Restate the whole listing word for word. Pictures are left out.

— BEGIN SOURCE EXCERPT —

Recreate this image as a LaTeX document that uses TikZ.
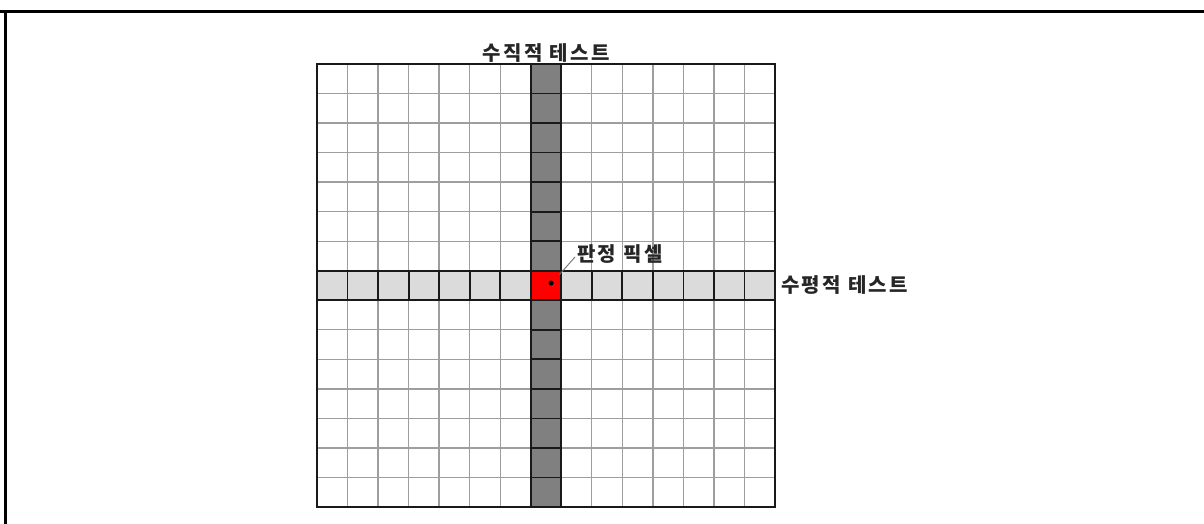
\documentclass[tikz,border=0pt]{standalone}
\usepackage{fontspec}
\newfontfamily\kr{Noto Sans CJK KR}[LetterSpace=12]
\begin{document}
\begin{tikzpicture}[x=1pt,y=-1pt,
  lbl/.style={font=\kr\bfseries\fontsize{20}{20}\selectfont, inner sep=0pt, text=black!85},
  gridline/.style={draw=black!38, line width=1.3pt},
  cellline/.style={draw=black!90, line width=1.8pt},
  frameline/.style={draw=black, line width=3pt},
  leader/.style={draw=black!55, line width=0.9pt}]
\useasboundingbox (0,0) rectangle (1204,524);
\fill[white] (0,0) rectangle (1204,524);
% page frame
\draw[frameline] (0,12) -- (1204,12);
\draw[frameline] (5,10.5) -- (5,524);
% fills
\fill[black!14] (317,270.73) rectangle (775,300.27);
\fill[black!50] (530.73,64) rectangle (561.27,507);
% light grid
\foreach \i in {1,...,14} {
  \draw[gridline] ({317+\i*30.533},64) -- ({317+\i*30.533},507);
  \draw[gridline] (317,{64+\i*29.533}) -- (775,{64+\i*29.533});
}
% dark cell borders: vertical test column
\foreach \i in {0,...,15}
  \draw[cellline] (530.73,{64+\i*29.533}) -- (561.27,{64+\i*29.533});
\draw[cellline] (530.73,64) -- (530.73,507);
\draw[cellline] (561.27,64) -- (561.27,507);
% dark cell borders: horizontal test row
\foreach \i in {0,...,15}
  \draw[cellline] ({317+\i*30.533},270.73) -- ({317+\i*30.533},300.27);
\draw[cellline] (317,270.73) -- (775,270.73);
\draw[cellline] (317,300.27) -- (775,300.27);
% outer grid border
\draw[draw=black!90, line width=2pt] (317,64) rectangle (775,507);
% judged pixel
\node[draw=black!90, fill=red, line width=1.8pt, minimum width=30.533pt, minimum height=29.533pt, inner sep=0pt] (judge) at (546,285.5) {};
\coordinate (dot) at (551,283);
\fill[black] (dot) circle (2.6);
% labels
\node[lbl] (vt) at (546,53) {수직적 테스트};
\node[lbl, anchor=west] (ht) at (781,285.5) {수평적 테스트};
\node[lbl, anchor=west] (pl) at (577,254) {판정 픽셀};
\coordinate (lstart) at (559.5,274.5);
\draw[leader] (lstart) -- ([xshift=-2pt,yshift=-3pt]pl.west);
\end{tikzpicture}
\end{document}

— END SOURCE EXCERPT —

▶ _FULL SOLUTION_
Recreate this image as a LaTeX document that uses TikZ.
\documentclass[tikz,border=0pt]{standalone}
\usepackage{fontspec}
\newfontfamily\kr{Noto Sans CJK KR}[LetterSpace=12]
\begin{document}
\begin{tikzpicture}[x=1pt,y=-1pt,
  lbl/.style={font=\kr\bfseries\fontsize{20}{20}\selectfont, inner sep=0pt, text=black!85},
  gridline/.style={draw=black!38, line width=1.3pt},
  cellline/.style={draw=black!90, line width=1.8pt},
  frameline/.style={draw=black, line width=3pt},
  leader/.style={draw=black!55, line width=0.9pt}]
\useasboundingbox (0,0) rectangle (1204,524);
\fill[white] (0,0) rectangle (1204,524);
% page frame
\draw[frameline] (0,12) -- (1204,12);
\draw[frameline] (5,10.5) -- (5,524);
% fills
\fill[black!14] (317,270.73) rectangle (775,300.27);
\fill[black!50] (530.73,64) rectangle (561.27,507);
% light grid
\foreach \i in {1,...,14} {
  \draw[gridline] ({317+\i*30.533},64) -- ({317+\i*30.533},507);
  \draw[gridline] (317,{64+\i*29.533}) -- (775,{64+\i*29.533});
}
% dark cell borders: vertical test column
\foreach \i in {0,...,15}
  \draw[cellline] (530.73,{64+\i*29.533}) -- (561.27,{64+\i*29.533});
\draw[cellline] (530.73,64) -- (530.73,507);
\draw[cellline] (561.27,64) -- (561.27,507);
% dark cell borders: horizontal test row
\foreach \i in {0,...,15}
  \draw[cellline] ({317+\i*30.533},270.73) -- ({317+\i*30.533},300.27);
\draw[cellline] (317,270.73) -- (775,270.73);
\draw[cellline] (317,300.27) -- (775,300.27);
% outer grid border
\draw[draw=black!90, line width=2pt] (317,64) rectangle (775,507);
% judged pixel
\node[draw=black!90, fill=red, line width=1.8pt, minimum width=30.533pt, minimum height=29.533pt, inner sep=0pt] (judge) at (546,285.5) {};
\coordinate (dot) at (551,283);
\fill[black] (dot) circle (2.6);
% labels
\node[lbl] (vt) at (546,53) {수직적 테스트};
\node[lbl, anchor=west] (ht) at (781,285.5) {수평적 테스트};
\node[lbl, anchor=west] (pl) at (577,254) {판정 픽셀};
\coordinate (lstart) at (559.5,274.5);
\draw[leader] (lstart) -- ([xshift=-2pt,yshift=-3pt]pl.west);
\end{tikzpicture}
\end{document}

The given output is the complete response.